--- start Supplied information ---

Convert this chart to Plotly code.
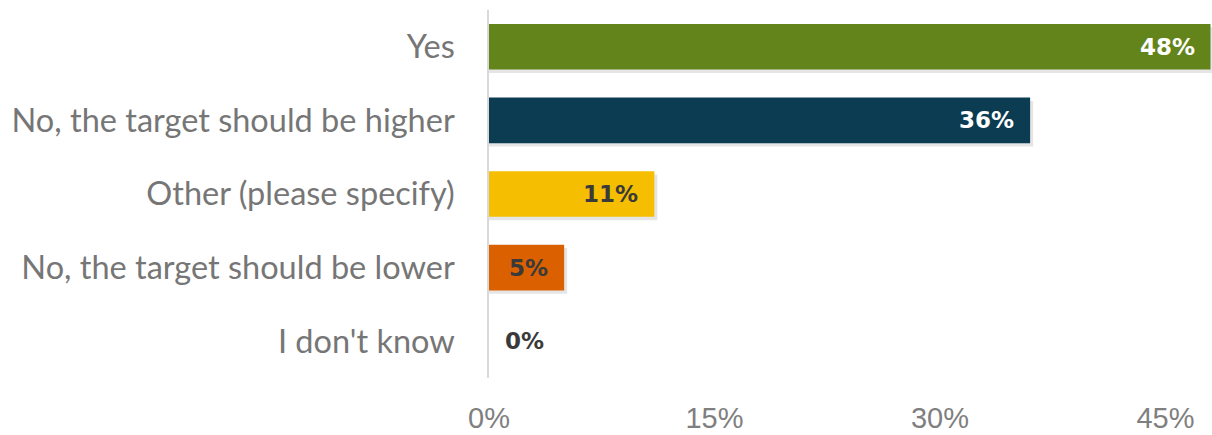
import plotly.graph_objects as go

categories = ["Yes", "No, the target should be higher", "Other (please specify)",
              "No, the target should be lower", "I don't know"]
values = [48, 36, 11, 5, 0]
labels = ["48%", "36%", "11%", "5%", "0%"]
colors = ["#63841A", "#0B3C52", "#F5BE00", "#DB6100", "#FFFFFF"]
label_colors = ["#FFFFFF", "#FFFFFF", "#3A3A3A", "#3A3A3A", "#3A3A3A"]
tick_vals = [0, 15, 30, 45]
tick_text = ["0%", "15%", "30%", "45%"]

bar_w = 0.62

fig = go.Figure()
# soft drop shadow under each bar
fig.add_trace(go.Bar(
    y=categories, x=[v + 0.2 if v > 0 else 0 for v in values], orientation="h",
    width=bar_w, offset=-bar_w / 2 - 0.045,
    marker=dict(color="rgba(0,0,0,0.10)", line=dict(width=0)),
    hoverinfo="skip",
))
fig.add_trace(go.Bar(
    y=categories, x=values, orientation="h",
    width=bar_w, offset=-bar_w / 2,
    marker=dict(color=colors, line=dict(width=0)),
    hoverinfo="skip",
))

for cat, v, lab, lc in zip(categories, values, labels, label_colors):
    if v > 0:
        fig.add_annotation(x=v, y=cat, text=lab, showarrow=False, xanchor="right",
                           xshift=-14, font=dict(family="DejaVu Sans", size=23, color=lc,
                                                 weight="bold"))
    else:
        fig.add_annotation(x=v, y=cat, text=lab, showarrow=False, xanchor="left",
                           xshift=14, font=dict(family="DejaVu Sans", size=23, color=lc,
                                                weight="bold"))

fig.update_layout(
    width=1212, height=435,
    margin=dict(l=489, r=0, t=10, b=57),
    paper_bgcolor="white", plot_bgcolor="white",
    barmode="overlay", showlegend=False,
    xaxis=dict(range=[0, 48.1], tickvals=tick_vals, ticktext=tick_text,
               showgrid=False, zeroline=False, showline=False,
               ticks="", ticklabelstandoff=20,
               tickfont=dict(family="Liberation Sans", size=29, color="#7F7F7F")),
    yaxis=dict(categoryorder="array", categoryarray=categories[::-1],
               showgrid=False, zeroline=False, showline=True,
               linecolor="#D9D9D9", linewidth=1.5, ticks="", ticklabelstandoff=26,
               tickfont=dict(family="Lato", size=32.5, color="#767676")),
)

fig.write_html("out.html", config={"displayModeBar": False},
               post_script="document.body.style.margin='0';document.body.style.overflow='hidden';")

--- end Supplied information ---

● The task
Only lines belong in the copy: transcribe those from the start of the data through the line that contains "bar_w = 0.62", and skip the pictures.

● Finished answer
Convert this chart to Plotly code.
import plotly.graph_objects as go

categories = ["Yes", "No, the target should be higher", "Other (please specify)",
              "No, the target should be lower", "I don't know"]
values = [48, 36, 11, 5, 0]
labels = ["48%", "36%", "11%", "5%", "0%"]
colors = ["#63841A", "#0B3C52", "#F5BE00", "#DB6100", "#FFFFFF"]
label_colors = ["#FFFFFF", "#FFFFFF", "#3A3A3A", "#3A3A3A", "#3A3A3A"]
tick_vals = [0, 15, 30, 45]
tick_text = ["0%", "15%", "30%", "45%"]

bar_w = 0.62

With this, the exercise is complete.